SWEET: One quick point here. The “Time Magazine” poll on Iraq said that half the people, 48 percent, for McCain, to Obama‘s 38 percent, trusted McCain to handle the war in Iraq, although most of the people believe the war was wrong to invade.
MATTHEWS: What does that mean?
SWEET: That‘s a tricky field. Then it goes to the stewardship of the war. Obama can talk about his plan for phase withdrawal. McCain can talk about his. It‘s more of a level playing field then, Chris, because if both candidates are starting to talk about the stewardship of the war, and McCain is perceived as a better steward of the war that no one wanted --
MATTHEWS: That can be trashed, can‘t it? If you‘re McCain, aren‘t you vulnerable to the charge he wants a very long term occupation over there and that‘s not very popular.
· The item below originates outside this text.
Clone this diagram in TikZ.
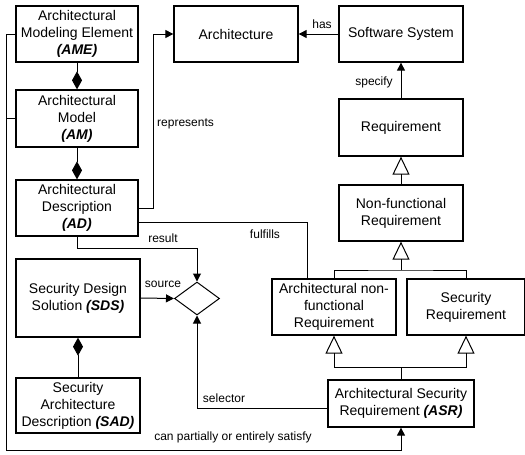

SWEET: That‘s how I think the Obama people have been a little over-heated on what he said. That‘s true. There is the point is that there‘s all kinds of ways to play this.
MATTHEWS: OK. I want to thank everybody. Go ahead, your thoughts, Jennifer?
DONAHUE: I want to add that McCain is not—if McCain is viewed as a neo-con who wants to go in and do anything domino like in the Middle East, that associates him with Bush. If he can make this just Iraq, he regains credibility on that issue.
MATTHEWS: Let‘s never forget, by the way; this guy is ready to move against Iran. We had George Will sitting in that seat the other day, saying, if you vote for him, you‘ve got a war in Iran. Anyway, Lynn Sweet, Jennifer Donahue and Wayne Slater. Join us again tomorrow night at 5:00 and 7:00 Eastern for more HARDBALL. Right now, it‘s time for RACE FOR THE WHITE HOUSE with David Gregory.